Some reach-through: some frontend things might need the backend to dereference the CODE from the NAME, because users might not realise when they're differen.t E.g. the upload interface, etc. @alanbchristie can investigate.

matteoferla commented 12 months ago

Meeting points:

I will aim to get a CSV with data after dealing with OpenMM and completing my current documentation dive — 2 weeks?

phraenquex commented 11 months ago

Stuff copied from decprecated #1072:

Scope: make the left-most panel of the homepage more informative. Likely:

additional columns, with meaningful entries (date, creator, description field, links to other databases)
rework format - likely reuse changes made for right-side projects panel
links to other databases - see 

https://github.com/m2ms/fragalysis-frontend/issues/1063.

Might need some small backend-changes - likely additional fields in the target table.

phraenquex commented 11 months ago

@matteoferla we need the CSV more or less NOW - any chance you can do it today?

Even incomplete would be fine - @RoboMatuska cannot otherwise proceed.

phraenquex commented 11 months ago

Order of proceedings:

Priority for this ticket is the FRONTEND stuff - the backend we can populate later. As long as the API calls are extensible - please design accordingly.

The key USER problem to address now: people cannot find their targets. The tools for this exist in the Projects view, they need to come across in the Targets view. If this is resolved, we can move the rest to a new ticket.

matteoferla commented 11 months ago

@RoboMatuska — Apologies for the lateness of the file, but it is still technically today in British Summer time, just about.

Here is the simplest version of the data:

simple_values.csv

I will upload the data used to generate it for the sake of reference tomorrow.

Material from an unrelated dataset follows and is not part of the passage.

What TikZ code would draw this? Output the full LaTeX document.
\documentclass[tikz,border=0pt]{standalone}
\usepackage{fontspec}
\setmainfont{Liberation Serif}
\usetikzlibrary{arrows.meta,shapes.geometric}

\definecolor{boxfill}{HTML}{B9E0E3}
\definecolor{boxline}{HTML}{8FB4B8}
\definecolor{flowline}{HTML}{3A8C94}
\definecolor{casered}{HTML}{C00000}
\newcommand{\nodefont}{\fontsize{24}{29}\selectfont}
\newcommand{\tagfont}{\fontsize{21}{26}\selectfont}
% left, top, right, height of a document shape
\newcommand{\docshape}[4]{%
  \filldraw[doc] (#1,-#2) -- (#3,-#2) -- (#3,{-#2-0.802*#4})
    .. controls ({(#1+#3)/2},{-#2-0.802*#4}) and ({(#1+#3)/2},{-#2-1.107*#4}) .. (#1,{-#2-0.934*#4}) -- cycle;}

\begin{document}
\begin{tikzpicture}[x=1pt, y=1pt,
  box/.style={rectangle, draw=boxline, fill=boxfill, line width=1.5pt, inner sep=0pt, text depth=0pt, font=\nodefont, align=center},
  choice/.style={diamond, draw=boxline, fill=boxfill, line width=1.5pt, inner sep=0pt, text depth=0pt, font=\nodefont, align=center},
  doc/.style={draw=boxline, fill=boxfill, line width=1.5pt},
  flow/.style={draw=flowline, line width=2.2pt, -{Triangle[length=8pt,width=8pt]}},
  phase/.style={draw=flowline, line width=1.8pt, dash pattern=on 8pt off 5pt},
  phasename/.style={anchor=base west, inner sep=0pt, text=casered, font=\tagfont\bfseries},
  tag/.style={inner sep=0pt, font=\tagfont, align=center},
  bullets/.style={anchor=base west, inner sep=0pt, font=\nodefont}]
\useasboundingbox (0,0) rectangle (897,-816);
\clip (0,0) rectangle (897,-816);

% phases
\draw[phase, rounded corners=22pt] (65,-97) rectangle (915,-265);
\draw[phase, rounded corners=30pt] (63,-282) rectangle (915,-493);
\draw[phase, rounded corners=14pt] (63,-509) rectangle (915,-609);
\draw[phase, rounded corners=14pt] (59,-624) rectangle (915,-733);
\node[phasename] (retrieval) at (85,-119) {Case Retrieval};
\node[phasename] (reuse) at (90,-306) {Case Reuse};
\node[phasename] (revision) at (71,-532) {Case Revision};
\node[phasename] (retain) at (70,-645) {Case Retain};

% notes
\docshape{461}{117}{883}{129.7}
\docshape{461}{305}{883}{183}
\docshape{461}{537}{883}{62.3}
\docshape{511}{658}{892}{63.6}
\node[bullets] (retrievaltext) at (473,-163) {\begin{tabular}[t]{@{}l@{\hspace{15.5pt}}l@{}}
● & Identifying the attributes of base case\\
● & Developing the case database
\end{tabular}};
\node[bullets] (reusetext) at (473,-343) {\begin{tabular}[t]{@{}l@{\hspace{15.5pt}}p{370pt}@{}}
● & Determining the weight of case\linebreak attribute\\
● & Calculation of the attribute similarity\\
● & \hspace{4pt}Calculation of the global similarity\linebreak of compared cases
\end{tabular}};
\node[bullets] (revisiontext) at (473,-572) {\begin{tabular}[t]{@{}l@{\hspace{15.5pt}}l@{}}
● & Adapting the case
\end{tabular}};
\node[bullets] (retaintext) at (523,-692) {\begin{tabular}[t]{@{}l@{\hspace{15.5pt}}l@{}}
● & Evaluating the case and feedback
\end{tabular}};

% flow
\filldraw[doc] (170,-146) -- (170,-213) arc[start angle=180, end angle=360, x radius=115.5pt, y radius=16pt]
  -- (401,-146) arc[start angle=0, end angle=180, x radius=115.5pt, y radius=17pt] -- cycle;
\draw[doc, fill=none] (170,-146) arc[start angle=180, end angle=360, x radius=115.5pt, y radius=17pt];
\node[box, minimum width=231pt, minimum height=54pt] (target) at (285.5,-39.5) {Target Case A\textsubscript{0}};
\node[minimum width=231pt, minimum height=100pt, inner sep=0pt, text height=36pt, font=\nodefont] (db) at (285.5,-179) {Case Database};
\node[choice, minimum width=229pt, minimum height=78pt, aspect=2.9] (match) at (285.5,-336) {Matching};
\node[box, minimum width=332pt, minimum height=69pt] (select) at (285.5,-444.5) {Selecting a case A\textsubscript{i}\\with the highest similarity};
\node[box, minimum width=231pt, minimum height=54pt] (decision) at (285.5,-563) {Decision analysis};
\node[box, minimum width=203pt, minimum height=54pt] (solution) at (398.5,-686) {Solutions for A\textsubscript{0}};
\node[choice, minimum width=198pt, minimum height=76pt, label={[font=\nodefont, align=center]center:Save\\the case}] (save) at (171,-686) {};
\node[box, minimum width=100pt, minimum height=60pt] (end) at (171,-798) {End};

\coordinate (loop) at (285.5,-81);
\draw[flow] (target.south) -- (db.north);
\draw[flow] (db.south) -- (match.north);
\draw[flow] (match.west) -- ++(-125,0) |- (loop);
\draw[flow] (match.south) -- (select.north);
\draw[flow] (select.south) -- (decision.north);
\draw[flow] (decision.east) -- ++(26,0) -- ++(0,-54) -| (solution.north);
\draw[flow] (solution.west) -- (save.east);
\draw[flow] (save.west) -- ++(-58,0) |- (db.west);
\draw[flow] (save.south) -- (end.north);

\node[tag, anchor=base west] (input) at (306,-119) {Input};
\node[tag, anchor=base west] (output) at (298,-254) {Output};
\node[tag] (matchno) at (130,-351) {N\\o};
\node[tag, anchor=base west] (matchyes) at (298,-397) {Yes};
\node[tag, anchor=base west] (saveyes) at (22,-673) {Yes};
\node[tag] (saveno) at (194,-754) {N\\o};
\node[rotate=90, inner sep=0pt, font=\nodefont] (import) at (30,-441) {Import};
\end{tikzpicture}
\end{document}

Regarding the two entries that could be displayed as a link: if there was talk that clicking the whole row opens the Fragalysis page, please ignore these then.

Regarding the fact that it is "simple", the ideal and more correct solution is that most of the entries would be served not a simple value, but as a mapping of the chain ids to the values, eg. {'A': 'P12345', 'B': 'P92345'}, where you'd have the use the value in 'Primary chain' to get the value that is actually wanted. I have generated a dataset like this, but can only be passed as a JSON. And is a pointless complication, which I hope won't be needed.

phraenquex commented 11 months ago

The backend work might only be completed after the full v2 release (dark-purple). Probably by target loader.

matteoferla commented 11 months ago

For record-keeping. Notebook used to generate data: https://github.com/matteoferla/munged-Fragalysis-targets/blob/main/Fragalysis_targets.ipynb

phraenquex commented 11 months ago

The spec on this ticket is now required only for dark-purple release, as part of V2 makeover.

The preparatory front-end work is now specced out in #1161, which remains on the light-purple release.

Moving this ticket into ASAP swimlane, out of in-progress.

@RoboMatuska @boriskovar-m2ms please acknowledge.